Data is critical to AI deployments. Odds are, if you’re working with AI, that statement isn’t a huge surprise. 93% of respondents surveyed in our annual State of AI and Machine Learning report said that high-quality training data is important to successful AI tech implementation. What might surprise you is that the importance of training data doesn’t stop after the initial deployment. Three out of four organizations report updating their models at least quarterly, meaning data isn’t just critical for launching successful AI, it’s a vital part of maintaining AI model success. Organizations across all industries are turning to artificial intelligence (AI) as an essential strategy for maximizing revenue, meeting customer needs, and gaining a competitive advantage. But to do this, organizations need to prioritize training data, too.

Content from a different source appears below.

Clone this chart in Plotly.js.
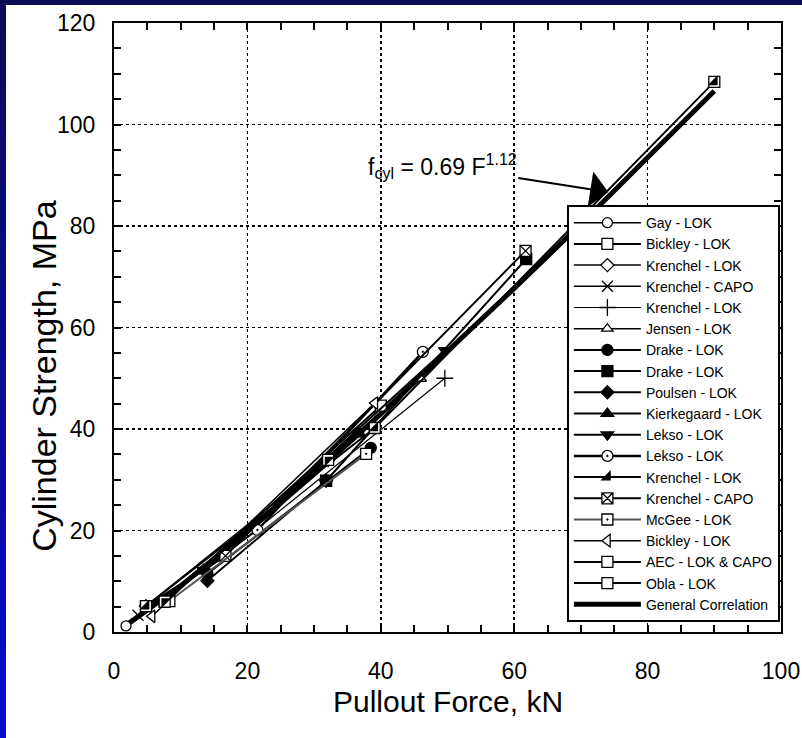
<!DOCTYPE html>
<html><head><meta charset="utf-8">
<script src="https://cdn.plot.ly/plotly-3.0.1.min.js"></script>
<style>
html,body{margin:0;padding:0;background:#fff;}
#wrap{position:relative;width:802px;height:738px;overflow:hidden;background:#fff;}
#topbar{position:absolute;left:0;top:0;width:802px;height:5px;background:#0b0a55;z-index:2}
#leftbar{position:absolute;left:0;top:0;width:6px;height:738px;background:linear-gradient(#0b0a55,#0a0ad2);z-index:2}
#chart{position:absolute;left:0;top:0;width:802px;height:738px;}
</style></head><body>
<div id="wrap"><div id="chart"></div><div id="topbar"></div><div id="leftbar"></div></div>
<script>
// ---------- data ----------
const seriesNames = ["Gay - LOK","Bickley - LOK","Krenchel - LOK","Krenchel - CAPO","Krenchel - LOK",
  "Jensen - LOK","Drake - LOK","Drake - LOK","Poulsen - LOK","Kierkegaard - LOK","Lekso - LOK",
  "Lekso - LOK","Krenchel - LOK","Krenchel - CAPO","McGee - LOK","Bickley - LOK","AEC - LOK & CAPO",
  "Obla - LOK","General Correlation"];

const gayX = [1.8, 21.5],            gayY = [1.2, 20.1];
const bickley1X = [7.6, 40.0],       bickley1Y = [6.0, 44.6];
const krenchelLok1X = [4.8, 32.1],   krenchelLok1Y = [5.1, 33.9];
const krenchelCapo1X = [3.6, 16.7],  krenchelCapo1Y = [3.3, 15.0];
const krenchelLok2X = [13.4, 49.6],  krenchelLok2Y = [11.8, 50.0];
const jensenX = [32.1, 46.0],        jensenY = [33.9, 49.9];
const drakeCircX = [14.0, 38.5],     drakeCircY = [11.5, 36.3];
const drakeSqX = [31.8, 61.8],       drakeSqY = [29.8, 73.5];
const poulsenX = [14.0, 31.8],       poulsenY = [10.1, 29.8];
const kierkegaardX = [13.4, 36.6],   kierkegaardY = [12.2, 39.5];
const lekso1X = [13.4, 49.6],        lekso1Y = [12.2, 55.5];
const lekso2X = [21.5, 46.3],        lekso2Y = [20.1, 55.2];
const krenchelLok3X = [12.8, 37.0],  krenchelLok3Y = [12.0, 39.0];
const krenchelCapo2X = [4.8, 16.7, 61.7], krenchelCapo2Y = [5.1, 15.0, 75.1];
const mcgeeX = [8.3, 37.8],          mcgeeY = [6.1, 35.1];
const bickley2X = [5.7, 39.1],       bickley2Y = [3.1, 45.1];
const aecX = [4.8, 39.1, 90.0],      aecY = [5.1, 40.2, 108.4];
const oblaX = [7.6, 32.1],           oblaY = [6.0, 33.9];
const generalX = [2, 10, 20, 30, 40, 50, 60, 70, 80, 90];
const generalY = [1.5, 9.1, 19.8, 31.1, 43.0, 55.2, 67.7, 80.4, 93.4, 106.6];

const xTicks = [0, 20, 40, 60, 80, 100];
const yTicks = [0, 20, 40, 60, 80, 100, 120];
const xRange = [0, 100];
const yRange = [0, 120];
const xTitle = "Pullout Force, kN";
const yTitle = "Cylinder Strength, MPa";
const equationText = "f<sub>cyl</sub> = 0.69 F<sup>1.12</sup>";
const arrowTip = [74.1, 86.7];

// ---------- styles ----------
const FONT = "Arial, 'Liberation Sans', Helvetica, sans-serif";
const seriesData = [
  [gayX, gayY], [bickley1X, bickley1Y], [krenchelLok1X, krenchelLok1Y], [krenchelCapo1X, krenchelCapo1Y],
  [krenchelLok2X, krenchelLok2Y], [jensenX, jensenY], [drakeCircX, drakeCircY], [drakeSqX, drakeSqY],
  [poulsenX, poulsenY], [kierkegaardX, kierkegaardY], [lekso1X, lekso1Y], [lekso2X, lekso2Y],
  [krenchelLok3X, krenchelLok3Y], [krenchelCapo2X, krenchelCapo2Y], [mcgeeX, mcgeeY],
  [bickley2X, bickley2Y], [aecX, aecY], [oblaX, oblaY], [generalX, generalY]
];
const styles = [
  {sym:'circle', fill:'white', lw:1.5, size:10},
  {sym:'square', fill:'white', lw:2, size:11},
  {sym:'diamond', fill:'white', lw:1.5, size:10},
  {sym:'x-thin', fill:'black', lw:1.5, size:11},
  {sym:'cross-thin', fill:'black', lw:1.2, size:12},
  {sym:'triangle-up', fill:'white', lw:1.5, size:10},
  {sym:'circle', fill:'black', lw:2, size:11},
  {sym:'square', fill:'black', lw:2, size:11},
  {sym:'diamond', fill:'black', lw:2, size:10},
  {sym:'triangle-up', fill:'black', lw:2, size:11},
  {sym:'triangle-down', fill:'black', lw:2, size:11},
  {sym:'circle-dot', fill:'white', lw:2.5, size:11},
  {sym:'triangle-se', fill:'black', lw:2, size:9},
  {sym:'square-x', fill:'white', lw:2, size:11},
  {sym:'square-dot', fill:'white', lw:2, size:11, lc:'#555'},
  {sym:'triangle-left', fill:'white', lw:1.5, size:11},
  {sym:'square', fill:'white', lw:2, size:11, over:'triangle-se'},
  {sym:'square', fill:'white', lw:2, size:11, over:'triangle-nw'},
  {sym:'none', lw:5}
];

const traces = [];
function makeTrace(i) {
  const s = styles[i], d = seriesData[i];
  const t = {
    type:'scatter', x:d[0], y:d[1], name:seriesNames[i],
    mode: s.sym === 'none' ? 'lines' : 'lines+markers',
    line:{color: s.lc || 'black', width:s.lw},
    legendrank: i + 1, legendgroup: 'g' + i
  };
  if (s.sym !== 'none') {
    t.marker = {symbol:s.sym, size:s.size, color:s.fill, line:{color:'black', width:1.3}};
  }
  return t;
}
// general correlation first so the data markers sit above it
traces.push(makeTrace(18));
for (let i = 0; i < 18; i++) {
  traces.push(makeTrace(i));
  if (styles[i].over) {
    const d = seriesData[i];
    traces.push({type:'scatter', x:d[0], y:d[1], mode:'markers', showlegend:false,
      legendgroup:'g' + i, hoverinfo:'skip',
      marker:{symbol:styles[i].over, size:styles[i].size, color:'black', line:{width:0}}});
  }
}
// invisible carriers for the mirrored (top/right) tick axes
traces.push({type:'scatter', x:[null], y:[null], xaxis:'x2', yaxis:'y', showlegend:false, hoverinfo:'skip'});
traces.push({type:'scatter', x:[null], y:[null], xaxis:'x', yaxis:'y2', showlegend:false, hoverinfo:'skip'});

const tickStyle = {
  ticks:'inside', ticklen:7, tickwidth:2, tickcolor:'black',
  minor:{dtick:5, ticks:'inside', ticklen:7, tickwidth:2, tickcolor:'black', showgrid:false}
};
const axisCommon = Object.assign({}, tickStyle, {
  mirror:true, showline:true, linewidth:2, linecolor:'black',
  showgrid:true, gridcolor:'black', gridwidth:1.5, griddash:'dot',
  zeroline:false, tickfont:{family:FONT, size:23, color:'black'},
  tickmode:'array'
});
const mirrorAxis = Object.assign({}, tickStyle, {
  showline:false, showgrid:false, zeroline:false, showticklabels:false, tickmode:'array'
});

const layout = {
  width:802, height:738,
  margin:{l:114, r:21, t:23, b:106},
  paper_bgcolor:'rgba(0,0,0,0)', plot_bgcolor:'white',
  font:{family:FONT, color:'black'},
  showlegend:true,
  xaxis:Object.assign({}, axisCommon, {
    range:xRange, tickvals:xTicks, ticktext:xTicks.map(String), ticklabelstandoff:17
  }),
  yaxis:Object.assign({}, axisCommon, {
    range:yRange, tickvals:yTicks, ticktext:yTicks.map(String), ticklabelstandoff:12
  }),
  xaxis2:Object.assign({}, mirrorAxis, {overlaying:'x', side:'top', range:xRange, tickvals:xTicks}),
  yaxis2:Object.assign({}, mirrorAxis, {overlaying:'y', side:'right', range:yRange, tickvals:yTicks}),
  legend:{x:0.679, y:0.701, xanchor:'left', yanchor:'top', bgcolor:'white',
    bordercolor:'black', borderwidth:2, font:{family:FONT, size:14, color:'black'},
    itemwidth:67, tracegroupgap:0},
  annotations:[{
    x:arrowTip[0], y:arrowTip[1], xref:'x', yref:'y',
    text:equationText, showarrow:true, ax:-166, ay:-26,
    arrowhead:1, arrowsize:3, arrowwidth:2, arrowcolor:'black',
    font:{family:FONT, size:23, color:'black'}
  }, {
    // x-axis title
    xref:'paper', yref:'paper', x:0.5, y:-0.1145, xanchor:'center', yanchor:'middle',
    text:xTitle, showarrow:false,
    font:{family:FONT, size:30, color:'black'}
  }, {
    // y-axis title (placed as in the reference, slightly below the plot centre)
    xref:'paper', yref:'paper', x:-0.104, y:0.42, xanchor:'center', yanchor:'middle',
    text:yTitle, textangle:-90, showarrow:false,
    font:{family:FONT, size:34, color:'black'}
  }]
};

Plotly.newPlot('chart', traces, layout, {displayModeBar:false, staticPlot:true});
</script>
</body></html>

Of those who update their models at least quarterly, 40% report that lack of data or data management are the biggest roadblocks to AI success. So why is quality data so important to building AI and maintaining its effectiveness in production, and why has data become one of the biggest challenges for organizations embracing AI? To answer this, we have to look at why machines need data and how quality plays a critical part in determining AI model performance.
The Role of Data in AI
Let’s break it down. Identifying anything (a word, a sound, an image) requires examples. When you first learned what a car is, you probably had many examples of cars pointed out to you before you could identify one accurately each time. You were probably also told what a car wasn’t. A motorcycle isn’t a car. A semi-truck isn’t a car. Machines need examples, too. And those examples need to be labeled; after all, an image of a car is just a bunch of pixels from a machine’s perspective until a label is applied to it.
A machine needs a lot of examples before it knows what a car is. The greater the variety of cars a machine learns about, the more accurate that machine will be when it needs to identify whether there’s a car in a given image. But, if you show that machine ten thousand labeled images of Honda Civics and only a hundred images of other types of cars, that machine is only going to be able to identify Honda Civics with any accuracy. Or, if you forget to show images of Toyota Priuses, your machine will never identify a Prius in any image, anywhere. In either case, you’ll have a useless, biased algorithm on your hands.
This is why data quality standards are so important.
Most importantly, it must be free of bias. Bias can be mitigated by widening the representation of each use case in the data, utilizing human-in-the-loop to check for bias throughout the model building and deployment process.
For an AI model to perform well, its training data must cover as many use cases and edge cases as possible of a given question. That training data must also be clean, complete, and accurately labeled.
Ultimately, a model is only as good as the data it was trained on. A machine trained on data that was inaccurately labeled, missing several use cases, or containing insufficient representation of each use case, will reflect those gaps in its decision-making. The more breadth and depth to your data, the better your model will perform.
You may think that once you’ve deployed your AI model successfully, you’re all set. But the truth is, consistently retraining a model in production is not only recommended, it’s essential. Most organizations are actively updating their AI models in production at least quarterly. Why? Change is a constant, as is use case transformation and data drift.
Think about how customer demands in any major industry have progressed recently, often in the direction of greater personalization. As customer needs change, and new use cases emerge, models must accommodate these changes to remain useful. This requires retraining regularly with new data that reflects these new use cases.
Another set of changes to watch out for is model drift. Drift accounts for changing conditions, such as a new concept appearing suddenly or an old concept gradually changing to a new concept. Take the example of slang words: sometimes, new words pop into our cultural lexicon quite suddenly, other times the meaning of a word may change over time. Both would be instances of drift.
To combat the constantly changing environment we live in, organizations need to continuously supply their models with new training data to adjust and pivot. Without it, not only will models accuracy plunge, but the overall lifespan and ROI of the AI model will be drastically limited.
Further emphasizing the need for organizations to focus on high-quality data early on is the 25% increase in data types (such as text, image, video, audio, etc.) that organizations are using in 2020, compared to 2019 . With more complex data types, sourcing and labeling data becomes a bigger challenge for many teams. Accounting for more complex and resource-intensive data types, plus new use cases and drift will allow organizations to properly budget and plan for successful, scalable AI deployments. As organizations scale their deployments to larger audiences, investing in a steady stream of high-quality data throughout the lifecycle of their AI models will become critical.
Becoming an AI-first Organization
Whether you’re in the process of building your first AI model, or already in production, high-quality data is the foundation on which your model’s success depends. Invest in reliable training data and embrace retraining to enhance the accuracy of your model. Companies that hope to become AI-first organizations will be those who recognize the importance of high-quality data, and suffuse that into every decision they make when building and deploying AI.